The absolute radiometric accuracy of thermal infrared channels of the Advanced Geosynchronous Radiation Imager (AGRI) onboard the FengYun-4A (FY4A) satellite was assessed with field experiment data in a vicarious calibration on 18, 2019, and August 20, 2019, in Lake Qinghai. Continuous water temperature records were collected by an unmanned surface vehicle equipped with a radiometer during the experimental period. We proposed a spectral matching method based on atmospheric transfer code to create consistent equivalent spectral radiance, and the results predicted by atmospheric transfer simulation were convolved with instrument response functions to obtain predicted brightness temperature for comparison with satellite-derived temperature. Our results indicated that AGRI had an average temperature bias of 0.12 K with an RMSE of 0.17 and 0.61 K with an RMSE of 0.22 K in band 12 and band 13 on August 18, while these biases decreased to −0.01 K with an RMSE of 0.13 and −0.48 K with an RMSE of 0.17 K on August 20, respectively.
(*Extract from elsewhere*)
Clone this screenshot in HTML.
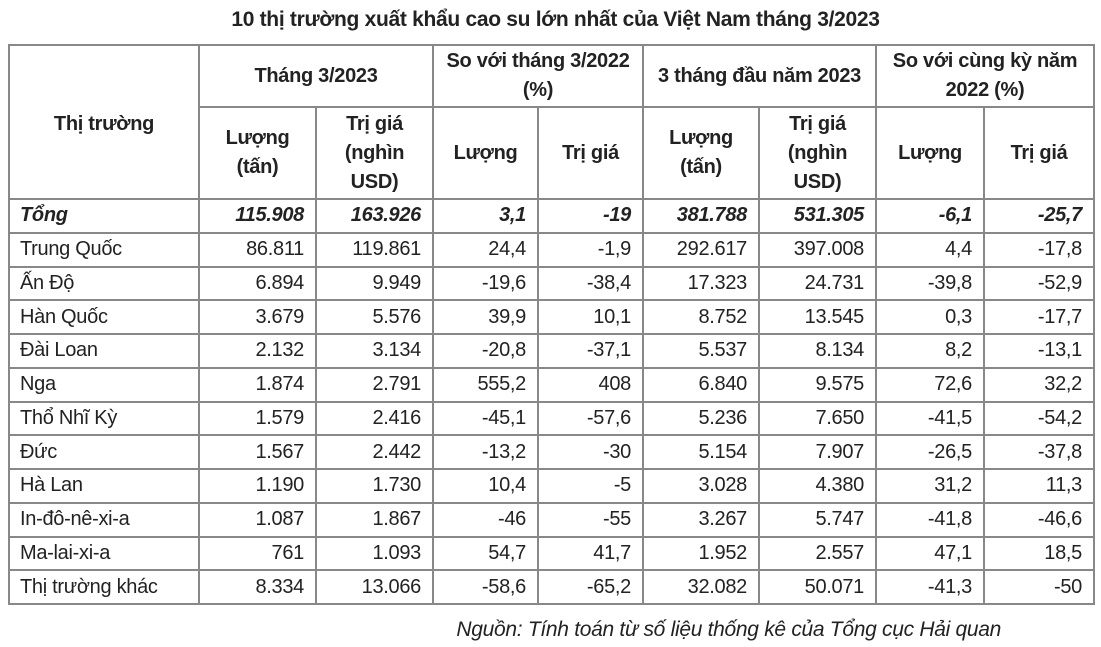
<!DOCTYPE html>
<html><head><meta charset="utf-8">
<style>
body{margin:0;width:1101px;height:647px;background:#fff;font-family:"Liberation Sans",sans-serif;color:#222;position:relative;overflow:hidden}
#title{position:absolute;left:0;width:1111px;top:8px;text-align:center;font-weight:bold;font-size:21px;letter-spacing:-0.3px}
table{position:absolute;left:8px;top:44px;border-collapse:collapse;table-layout:fixed;font-size:20px;letter-spacing:-0.3px}
td{border:2px solid #888;padding:0 10px;white-space:nowrap;overflow:hidden}
thead td{font-weight:bold;text-align:center;line-height:29px;white-space:normal;padding:0 4px}
tbody tr{height:33.75px}
tbody td{text-align:right;padding:0 11px 0 6px}
tbody td:first-child{text-align:left;padding-left:10px}
tr.total td{font-weight:bold;font-style:italic}
#src{position:absolute;left:0;width:1001px;top:618px;text-align:right;font-style:italic;font-size:21px;letter-spacing:-0.3px}
</style></head><body>
<div id="title">10 thị trường xuất khẩu cao su lớn nhất của Việt Nam tháng 3/2023</div>
<table>
<colgroup><col style="width:190px"><col style="width:117px"><col style="width:117px"><col style="width:105px"><col style="width:105px"><col style="width:116px"><col style="width:117px"><col style="width:108px"><col style="width:110px"></colgroup>
<thead>
<tr style="height:62px"><td rowspan="2" style="vertical-align:top;padding-top:64px">Thị trường</td><td colspan="2">Tháng 3/2023</td><td colspan="2">So với tháng 3/2022 (%)</td><td colspan="2">3 tháng đầu năm 2023</td><td colspan="2">So với cùng kỳ năm 2022 (%)</td></tr>
<tr style="height:92px"><td>Lượng<br>(tấn)</td><td>Trị giá<br>(nghìn<br>USD)</td><td>Lượng</td><td>Trị giá</td><td>Lượng<br>(tấn)</td><td>Trị giá<br>(nghìn<br>USD)</td><td>Lượng</td><td>Trị giá</td></tr>
</thead>
<tbody id="tb"></tbody>
</table>
<div id="src">Nguồn: Tính toán từ số liệu thống kê của Tổng cục Hải quan</div>
<script>
const markets=["Tổng","Trung Quốc","Ấn Độ","Hàn Quốc","Đài Loan","Nga","Thổ Nhĩ Kỳ","Đức","Hà Lan","In-đô-nê-xi-a","Ma-lai-xi-a","Thị trường khác"];
const volMar=["115.908","86.811","6.894","3.679","2.132","1.874","1.579","1.567","1.190","1.087","761","8.334"];
const valMar=["163.926","119.861","9.949","5.576","3.134","2.791","2.416","2.442","1.730","1.867","1.093","13.066"];
const volPct=["3,1","24,4","-19,6","39,9","-20,8","555,2","-45,1","-13,2","10,4","-46","54,7","-58,6"];
const valPct=["-19","-1,9","-38,4","10,1","-37,1","408","-57,6","-30","-5","-55","41,7","-65,2"];
const volQ1=["381.788","292.617","17.323","8.752","5.537","6.840","5.236","5.154","3.028","3.267","1.952","32.082"];
const valQ1=["531.305","397.008","24.731","13.545","8.134","9.575","7.650","7.907","4.380","5.747","2.557","50.071"];
const volYoy=["-6,1","4,4","-39,8","0,3","8,2","72,6","-41,5","-26,5","31,2","-41,8","47,1","-41,3"];
const valYoy=["-25,7","-17,8","-52,9","-17,7","-13,1","32,2","-54,2","-37,8","11,3","-46,6","18,5","-50"];
const tb=document.getElementById('tb');
const cols=[markets,volMar,valMar,volPct,valPct,volQ1,valQ1,volYoy,valYoy];
const names=["market","volume-mar","value-mar","volume-pct","value-pct","volume-q1","value-q1","volume-yoy","value-yoy"];
markets.forEach((m,i)=>{
 const tr=document.createElement('tr');
 
 
 if(i===0)tr.className='total';
 cols.forEach((c,j)=>{
  const td=document.createElement('td');
  
  
  td.textContent=c[i];
  tr.appendChild(td);
 });
 tb.appendChild(tr);
});
</script>
</body></html>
This radiometric accuracy indicated that AGRI TIR bands are well functional compared with their preflight requirement of less than 1 K. The uncertainty analysis also suggested that atmospheric conditions would alter the calibration accuracy by influencing the transmittance and path thermal radiance. Meanwhile, cloud cover also requires more attention to select the appropriate concurrent satellite pixels to reduce the possible cloud edge effects. It is important and necessary for FY4A AGRI to conduct more intense automatic observations and obtain more data to improve the accuracy of radiometric calibration and monitor the operational status of satellite instruments.